By Tom Steward | Watchdog Minnesota Bureau
MINNEAPOLIS — The relationship involving the Minnesota Orchestra and Twin Cities Music Union Local 30-73 is badly out of tune.
Can former U.S. Sen. George Mitchell help?
Mitchell isn’t a musician, nor does he play one on TV, yet the legendary special envoy to the Middle East and Northern Ireland has become entangled in a year-long labor lockout that’s proving to be as intractable as a Middle East minefield.
It’s the longest running labor dispute involving a major American symphony — ever.
“It’s a lockout which is far different than a strike,” said Blois Olson, spokesman for Twin Cities Music Union Local 30-73. “It’s a kind of a new dynamic in labor relations in America.”
It hardly fits the stereo-typical blue collar-management standoff, with these musicians accustomed to six-figure salaries, an orchestra and a high-brow audience.

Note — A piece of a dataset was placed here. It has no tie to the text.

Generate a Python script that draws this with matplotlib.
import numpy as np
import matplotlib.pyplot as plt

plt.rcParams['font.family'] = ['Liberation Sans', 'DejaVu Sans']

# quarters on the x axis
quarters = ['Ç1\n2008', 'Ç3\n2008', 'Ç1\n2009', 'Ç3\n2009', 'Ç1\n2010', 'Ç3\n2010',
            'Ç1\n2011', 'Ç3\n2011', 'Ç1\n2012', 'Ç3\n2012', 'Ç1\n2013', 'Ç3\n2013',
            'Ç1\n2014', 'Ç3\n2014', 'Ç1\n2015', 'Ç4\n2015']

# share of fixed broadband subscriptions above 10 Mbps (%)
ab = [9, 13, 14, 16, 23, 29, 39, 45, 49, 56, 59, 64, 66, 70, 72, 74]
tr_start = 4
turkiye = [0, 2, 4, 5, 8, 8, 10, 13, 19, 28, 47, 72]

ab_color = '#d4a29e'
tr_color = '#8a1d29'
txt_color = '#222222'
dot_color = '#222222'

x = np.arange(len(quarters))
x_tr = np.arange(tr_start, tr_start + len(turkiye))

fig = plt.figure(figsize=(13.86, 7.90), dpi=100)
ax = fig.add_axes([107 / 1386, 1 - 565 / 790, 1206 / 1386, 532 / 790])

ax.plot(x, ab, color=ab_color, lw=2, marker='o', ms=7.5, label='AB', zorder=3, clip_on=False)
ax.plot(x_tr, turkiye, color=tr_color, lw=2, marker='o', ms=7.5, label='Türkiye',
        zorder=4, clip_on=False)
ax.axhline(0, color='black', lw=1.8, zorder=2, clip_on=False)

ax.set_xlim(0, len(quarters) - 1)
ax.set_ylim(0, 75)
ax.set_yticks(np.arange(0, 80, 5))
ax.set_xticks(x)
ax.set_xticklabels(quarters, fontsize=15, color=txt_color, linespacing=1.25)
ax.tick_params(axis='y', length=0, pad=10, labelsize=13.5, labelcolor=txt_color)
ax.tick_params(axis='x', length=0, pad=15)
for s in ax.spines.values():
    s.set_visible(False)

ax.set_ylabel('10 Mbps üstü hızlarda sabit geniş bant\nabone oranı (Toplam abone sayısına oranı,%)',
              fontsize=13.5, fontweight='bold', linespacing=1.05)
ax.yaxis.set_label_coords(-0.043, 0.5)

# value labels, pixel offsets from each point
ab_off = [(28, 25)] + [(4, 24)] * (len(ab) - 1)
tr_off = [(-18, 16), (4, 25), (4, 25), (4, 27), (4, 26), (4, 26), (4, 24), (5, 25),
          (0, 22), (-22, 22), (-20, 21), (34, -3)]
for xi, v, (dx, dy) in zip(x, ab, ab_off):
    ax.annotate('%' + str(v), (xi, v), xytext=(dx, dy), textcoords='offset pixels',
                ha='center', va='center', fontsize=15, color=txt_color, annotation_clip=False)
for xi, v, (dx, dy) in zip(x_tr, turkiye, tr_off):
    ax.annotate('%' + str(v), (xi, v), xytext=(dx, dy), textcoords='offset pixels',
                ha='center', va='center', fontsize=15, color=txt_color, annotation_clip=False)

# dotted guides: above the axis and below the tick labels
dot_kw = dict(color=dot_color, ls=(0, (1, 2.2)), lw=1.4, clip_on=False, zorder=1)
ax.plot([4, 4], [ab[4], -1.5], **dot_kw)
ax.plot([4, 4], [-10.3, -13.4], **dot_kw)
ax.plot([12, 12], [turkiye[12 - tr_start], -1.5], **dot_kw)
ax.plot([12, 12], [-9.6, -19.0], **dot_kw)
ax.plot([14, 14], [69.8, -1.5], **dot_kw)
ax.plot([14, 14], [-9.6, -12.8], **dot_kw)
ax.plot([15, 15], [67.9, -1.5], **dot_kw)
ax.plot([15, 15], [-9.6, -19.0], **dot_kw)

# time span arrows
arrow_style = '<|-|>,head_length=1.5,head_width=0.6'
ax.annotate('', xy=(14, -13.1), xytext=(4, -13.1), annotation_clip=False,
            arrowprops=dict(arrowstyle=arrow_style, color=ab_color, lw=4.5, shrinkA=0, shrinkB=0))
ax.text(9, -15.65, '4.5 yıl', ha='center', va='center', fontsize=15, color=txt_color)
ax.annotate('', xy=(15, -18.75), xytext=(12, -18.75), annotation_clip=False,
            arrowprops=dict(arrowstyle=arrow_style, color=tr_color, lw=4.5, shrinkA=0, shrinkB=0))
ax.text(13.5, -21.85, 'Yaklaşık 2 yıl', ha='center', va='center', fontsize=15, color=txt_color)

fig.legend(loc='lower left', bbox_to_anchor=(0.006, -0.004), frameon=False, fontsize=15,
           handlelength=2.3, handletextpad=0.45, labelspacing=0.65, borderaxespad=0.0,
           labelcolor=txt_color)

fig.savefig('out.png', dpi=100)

Yet the 110-year-old Minnesota Orchestra faces the possibility of a second straight canceled concert season, a scratched November gig in Carnegie Hall and the threatened resignation of celebrated conductor Osmo Vanska, unless the deadlock is resolved by Sept. 30.
The dispute centers on a strategic restructuring of an orchestra with an endowment that took a 30 percent hit in the recession year of 2009, according to an outside orchestra audit. Despite administrative cuts and a wage freeze agreed to by the union, the orchestra insists operating deficits ballooned at unsustainable rates, even with a large private endowment, some $59 million at the end of fiscal 2012. That endowment, after fiscal 2008, was $93 million.
After it was locked out in October, the union doubled down and refused to bargain. It claimed base salaries “would plummet, overnight, to a figure that, adjusted for inflation, equates to what our musicians were earning in 1983.”
At the same time, the orchestra was staging a $50 million renovation of its concert hall, a mix of private fundraising and $14 million in state bonding. Legislators demanded a state review of the orchestra’s testimony requesting state support for the renovation and the use of public money, as the union ratcheted up the pressure.
“Since the lockout began, every major league American orchestra that has settled a contract has done so with modest wage increases or freezes for their musicians,” said Olson. “So clearly this is not a national problem. It is an issue of local dynamics.”
The Office of the Legislative Auditor cleared the orchestra’s testimony and use of state bonding and operating funds from the Minnesota State Arts Board through 2012. But the orchestra voluntarily returned nearly $960,000 in state arts operating funds amid questions about taxpayer funding in a year of blacked-out concerts.
The much-anticipated renovation of Orchestra Hall unveiled in Minneapolis last week received rave reviews from the media. It features a sparkling new glass front lobby and atrium, granite floors, a dramatic terrace and rehearsal and meeting space — plus an empty house and stage.
Over the weekend the two parties returned to the negotiating table in Washington, D.C. The two sides do not yet appear to be playing from the same sheet of music, even with Mitchell serving as guest conductor.
“We are encouraged that management decided to return to the Mitchell process in the past few days,” said Olson. “We’re still a long way away, but we’re going to work around the clock to try to find a solution.”
A recent offer — less of a pay-cut than an earlier proposal — would guarantee an annual average salary of $102,000 per musician for a two-year contract, total average compensation of $135,000 and 10 weeks paid vacation, according to the orchestra. Even so, management claims the symphony would still incur a $1.1 million annual deficit in its $31.5 million annual budget. The terms now being discussed have not been disclosed publicly.
“We are continuing conversations with the mediator and are cautiously hopeful as we await a response from the Union on the board’s third proposal,” says the orchestra’s latest statement. “We are keeping Carnegie Hall apprised of the unfolding situation and appreciate their patience.”
It may not be Carnegie Hall, but the musicians just announced a self-produced series of fall concerts to be held at the University of Minnesota. Tickets are already on sale for Beethoven, Mozart and Stravinsky’s “The Firebird.”